Réunion du 19 février 2009 à 9h30
Lutte contre les discriminations — Discussion d'une proposition de loi

Photo issue du site de l'Assemblée nationale ou de WikipediaGeorge Pau-Langevin, rapporteure de la commission des lois constitutionnelles, de la législation et de l'administration générale de la République :

Monsieur le président, madame la secrétaire d'État chargée de la politique de la ville, mes chers collègues, nous examinons aujourd'hui la proposition de loi que j'ai eu l'honneur de déposer avec mon collègue Christophe Caresche et les députés du groupe SRC pour lutter plus efficacement contre les discriminations liées à l'origine, réelle ou supposée. Nous avons écrit « réelle ou supposée » parce que nous savons bien que l'on est souvent considéré de telle ou telle origine sans que cela corresponde pas forcément à la réalité.

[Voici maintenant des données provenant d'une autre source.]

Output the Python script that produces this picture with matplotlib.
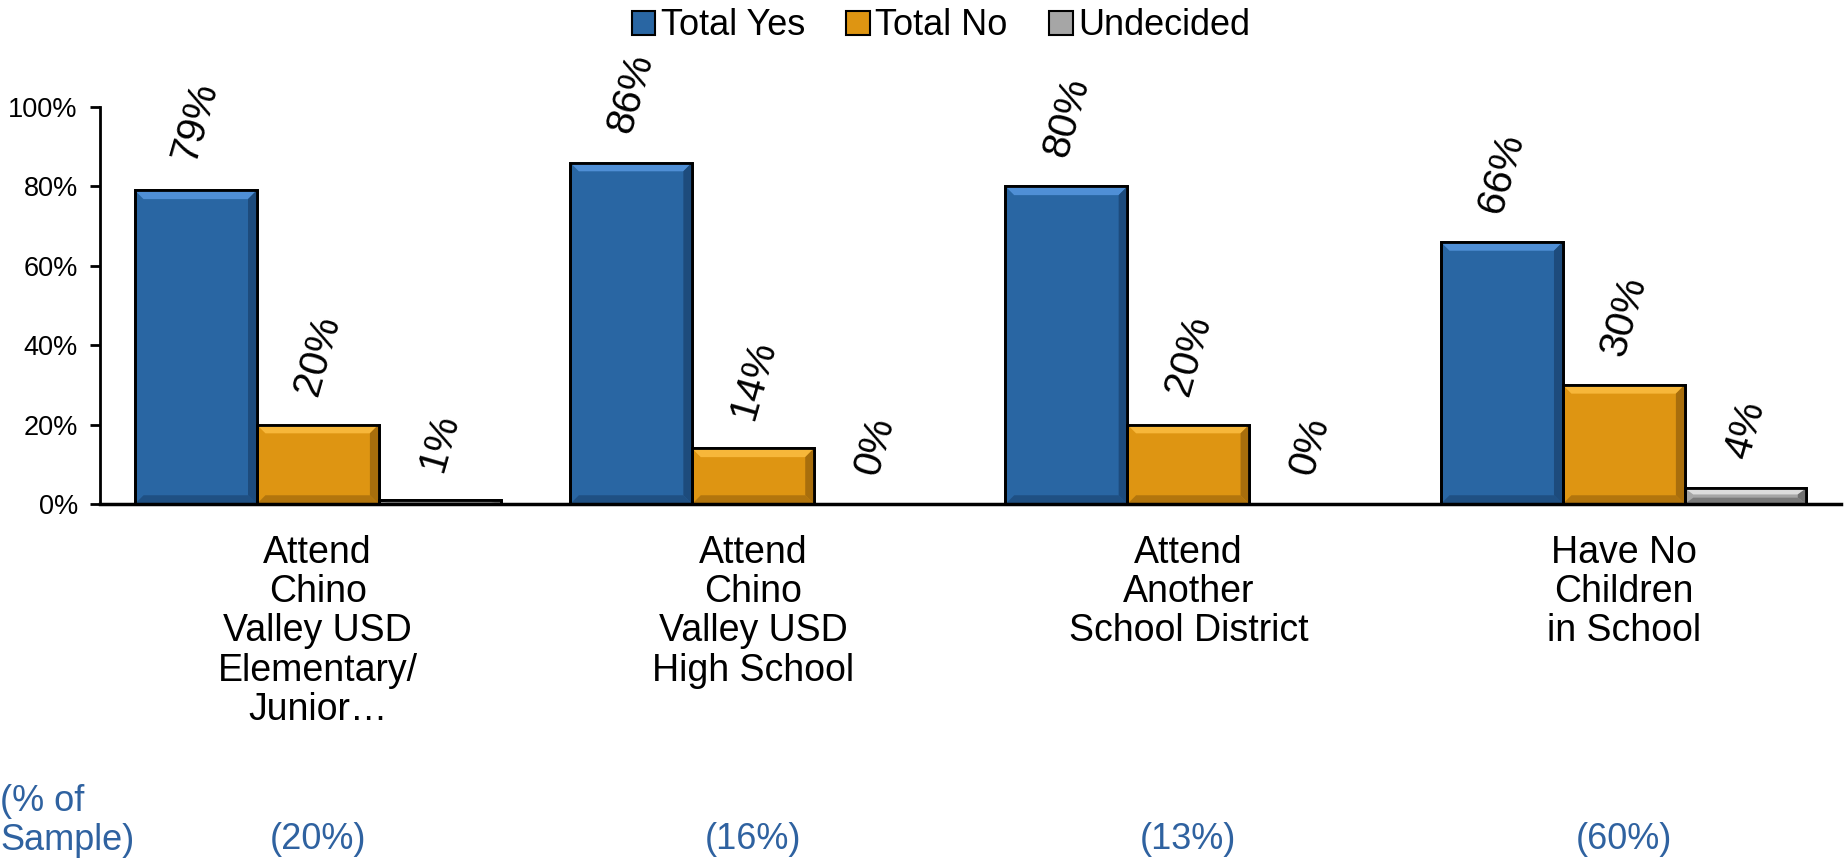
import matplotlib
matplotlib.use("Agg")
import matplotlib.pyplot as plt
import matplotlib.transforms as mtransforms
from matplotlib.patches import Polygon, Patch
import numpy as np

plt.rcParams['font.family'] = ['Liberation Sans', 'DejaVu Sans']

# ---- data ----
categories = ["Attend\nChino\nValley USD\nElementary/\nJunior\u2026",
              "Attend\nChino\nValley USD\nHigh School",
              "Attend\nAnother\nSchool District",
              "Have No\nChildren\nin School"]
series_names = ["Total Yes", "Total No", "Undecided"]
total_yes = [79, 86, 80, 66]
total_no = [20, 14, 20, 30]
undecided = [1, 0, 0, 4]
sample_share = ["(20%)", "(16%)", "(13%)", "(60%)"]
sample_title = "(% of\nSample)"
yticks = [0, 20, 40, 60, 80, 100]

# ---- styling ----
colors = ["#2966A3", "#DE9512", "#A6A6A6"]
light = ["#4F8FD6", "#F7B73A", "#DCDCDC"]
dark = ["#1D4B7C", "#A86E0C", "#707070"]
sample_color = "#2F62A0"

fig = plt.figure(figsize=(18.45, 8.58), dpi=100)
ax = fig.add_axes([0.0542, 0.4126, 0.9438, 0.4627])

x = np.arange(len(categories))
w = 0.28
series = [total_yes, total_no, undecided]
offsets = [-w, 0, w]

bev_x = 0.02
bev_y = 2.2

for si, vals in enumerate(series):
    bars = ax.bar(x + offsets[si], vals, width=w, color=colors[si],
                  edgecolor='black', linewidth=2, zorder=3)
    for b, v in zip(bars, vals):
        if v <= 0:
            continue
        x0, x1 = b.get_x(), b.get_x() + b.get_width()
        y0, y1 = 0, b.get_height()
        by = min(bev_y, y1 / 2.5)
        bx = bev_x
        ax.add_patch(Polygon([(x0, y1), (x1, y1), (x1 - bx, y1 - by), (x0 + bx, y1 - by)],
                             closed=True, facecolor=light[si], edgecolor='none', zorder=3.5))
        ax.add_patch(Polygon([(x1, y1), (x1, y0), (x1 - bx, y0 + by), (x1 - bx, y1 - by)],
                             closed=True, facecolor=dark[si], edgecolor='none', zorder=3.5))
        ax.add_patch(Polygon([(x0, y0), (x1, y0), (x1 - bx, y0 + by), (x0 + bx, y0 + by)],
                             closed=True, facecolor=dark[si], edgecolor='none', zorder=3.5, alpha=0.8))
        ax.add_patch(plt.Rectangle((x0, y0), x1 - x0, y1 - y0, facecolor='none',
                                   edgecolor='black', linewidth=2, zorder=4))
    for xi, v in zip(x + offsets[si], vals):
        ax.annotate(f"{v}%", xy=(xi, v), xytext=(0, 18), textcoords='offset points',
                    ha='center', va='bottom', rotation=74, fontsize=29, zorder=5)

ax.set_xlim(-0.5, 3.5)
ax.set_ylim(0, 100)
ax.set_yticks(yticks)
ax.set_yticklabels([f"{t}%" for t in yticks])
ax.set_xticks(x)
ax.set_xticklabels(categories, linespacing=1.12)
ax.tick_params(axis='x', length=0, pad=22, labelsize=27)
ax.tick_params(axis='y', direction='out', length=7, width=2, labelsize=19.5, pad=9)
for s in ['top', 'right']:
    ax.spines[s].set_visible(False)
ax.spines['left'].set_linewidth(2)
ax.spines['bottom'].set_linewidth(2.5)
ax.spines['bottom'].set_zorder(6)

# sample labels
blend = mtransforms.blended_transform_factory(ax.transData, fig.transFigure)
for xi, s in zip(x, sample_share):
    ax.text(xi, 0.021, s, transform=blend, ha='center', va='center',
            fontsize=26, color=sample_color)
fig.text(0.0, 0.043, sample_title, ha='left', va='center', fontsize=26,
         color=sample_color, linespacing=1.15)

# legend
handles = [Patch(facecolor=colors[i], edgecolor='black', linewidth=1.5) for i in range(3)]
fig.legend(handles, series_names, loc='center', bbox_to_anchor=(0.51, 0.97), ncol=3,
           frameon=False, fontsize=26, handlelength=0.65, handleheight=0.65,
           handletextpad=0.15, columnspacing=1.15, borderaxespad=0)

fig.savefig("out.png", dpi=100)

Cette proposition de loi est le fruit de plus d'un an de recherches et d'auditions. Elle nous tient à coeur car elle porte sur un sujet douloureux pour ceux qui vivent la discrimination, qui se sentent atteints ou niés dans leur dignité, alors que notre démocratie promet à tout homme le respect et un traitement égal quel que soit l'âge, l'origine ethnique, la religion ou l'orientation sexuelle. Notre pacte républicain est fondé sur des valeurs, la devise de la République porte promesse d'égalité.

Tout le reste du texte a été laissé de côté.